No doubt, monitoring at that level requires a great deal of technology at great cost.  Time and energy should be put to worthier, higher aims. The administration of such an approach shows a failure of attention to the real concern, a personally satisfying well being.  That issue stays largely ignored by observation of this type, which sees labeling and interference as appropriate methods of “correction”.  Rather, education and support should be more readily available, if solicited, and be given in the upmost confidence at the highest of quality.  The best approach the government can take is to not involve itself with the personal matters of its citizenry, but to avail itself, only if it is so desired.  That prescription produces faith from the illumination of concern, and is far more manageable than tackling a problem after it has developed.  Eavesdropping is not a proactive approach, and merely tries to correct false perception.

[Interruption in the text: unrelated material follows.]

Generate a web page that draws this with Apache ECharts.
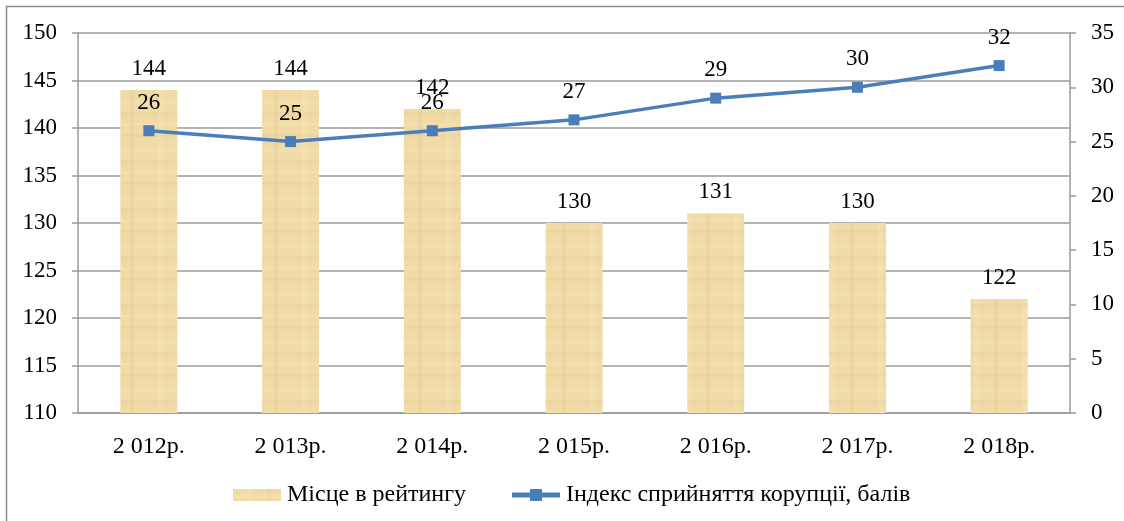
<!DOCTYPE html>
<html>
<head>
<meta charset="utf-8">
<script src="https://cdn.jsdelivr.net/npm/echarts@6/dist/echarts.min.js"></script>
<style>
  html, body { margin: 0; padding: 0; background: #fff; }
  #chart { width: 1124px; height: 521px; }
</style>
</head>
<body>
<div id="chart"></div>
<script>
// дані
const years = ['2 012р.', '2 013р.', '2 014р.', '2 015р.', '2 016р.', '2 017р.', '2 018р.']
const rankPlace = [144, 144, 142, 130, 131, 130, 122]
const cpiScore = [26, 25, 26, 27, 29, 30, 32]
const leftTicks = { min: 110, max: 150, step: 5 }
const rightTicks = { min: 0, max: 35, step: 5 }

const serif = '"Liberation Serif", "Times New Roman", serif'
const gray = '#9a9a9a'
const blue = '#4a7ebb'
const fs = 23

// папірусна текстура для стовпців
function papyrus() {
  const c = document.createElement('canvas')
  c.width = 48
  c.height = 48
  const g = c.getContext('2d')
  g.fillStyle = '#f0daa6'
  g.fillRect(0, 0, 48, 48)
  g.fillStyle = 'rgba(255,242,210,0.2)'
  g.fillRect(0, 5, 48, 4)
  g.fillRect(0, 27, 48, 3)
  g.fillRect(14, 0, 5, 48)
  g.fillStyle = 'rgba(215,185,120,0.12)'
  g.fillRect(0, 16, 48, 4)
  g.fillRect(0, 38, 48, 3)
  g.fillRect(34, 0, 4, 48)
  return c
}

// значок легенди: лінія з квадратним маркером
const lineIcon = 'path://M0,3.5H18V0H30V3.5H48V8.5H30V12H18V8.5H0Z'

const chart = echarts.init(document.getElementById('chart'))
chart.setOption({
  animation: false,
  textStyle: { fontFamily: serif },
  graphic: [{
    type: 'rect',
    shape: { x: 6.5, y: 6.5, width: 1130, height: 530 },
    style: { fill: 'none', stroke: '#8c8c8c', lineWidth: 1.5 },
    silent: true
  }],
  grid: { left: 78, right: 54, top: 33, bottom: 108 },
  legend: {
    left: 228,
    top: 478,
    itemWidth: 48,
    itemHeight: 12,
    itemGap: 46,
    textStyle: { fontFamily: serif, fontSize: 24, color: '#000', padding: [0, 0, 0, 1] },
    data: [
      { name: 'Місце в рейтингу', icon: 'rect' },
      { name: 'Індекс сприйняття корупції, балів', icon: lineIcon }
    ]
  },
  xAxis: {
    type: 'category',
    data: years,
    axisLine: { lineStyle: { color: gray, width: 1.5 } },
    axisTick: { length: 6, lineStyle: { color: gray, width: 1.5 } },
    axisLabel: { fontFamily: serif, fontSize: fs + 1, color: '#000', margin: 22 }
  },
  yAxis: [{
    type: 'value',
    min: leftTicks.min,
    max: leftTicks.max,
    interval: leftTicks.step,
    axisLine: { show: true, lineStyle: { color: gray, width: 1.5 } },
    axisTick: { show: true, length: 6, lineStyle: { color: gray, width: 1.5 } },
    splitLine: { lineStyle: { color: gray, width: 1.5 } },
    axisLabel: { fontFamily: serif, fontSize: fs, color: '#000', margin: 21 }
  }, {
    type: 'value',
    position: 'right',
    min: rightTicks.min,
    max: rightTicks.max,
    interval: rightTicks.step,
    axisLine: { show: true, lineStyle: { color: gray, width: 1.5 } },
    axisTick: { show: true, length: 6, lineStyle: { color: gray, width: 1.5 } },
    splitLine: { show: false },
    axisLabel: { fontFamily: serif, fontSize: fs, color: '#000', margin: 21 }
  }],
  series: [{
    name: 'Місце в рейтингу',
    type: 'bar',
    data: rankPlace,
    barWidth: 57,
    itemStyle: { color: { image: papyrus(), repeat: 'repeat' } },
    label: { show: true, position: 'top', distance: 10, fontFamily: serif, fontSize: fs, color: '#000' }
  }, {
    name: 'Індекс сприйняття корупції, балів',
    type: 'line',
    yAxisIndex: 1,
    data: cpiScore,
    symbol: 'rect',
    symbolSize: 11,
    lineStyle: { color: blue, width: 3.5 },
    itemStyle: { color: blue },
    label: { show: true, position: 'top', distance: 11, fontFamily: serif, fontSize: fs, color: '#000' }
  }]
})
</script>
</body>
</html>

People find peace in privacy and strength with certainty, when their ability to communicate goes unimpeded.  It would be of outrageous censorship to neglect the transmission of thoughts and feelings for fear of intrusion, as well as violate of the sanctity of personal discussion.  Open dialogue and fellowship are therapeutic by nature, and should be free from unwarranted invasion.  Friends provide a communication network with which to share what is on the mind, and they will be the ones who will monitor and intervene if needed.  It is their input that provides solace at a time when it is truly need.  They offer much in the way of emotional comfort when faced with burdens beyond our control.  By editing our thoughts to those who care about us, for fear of reprisal; there is the potential for our most serious of concerns to go unrecognized, possibly causing further harm, and eroding the notion of the inviolability of trusted discourse.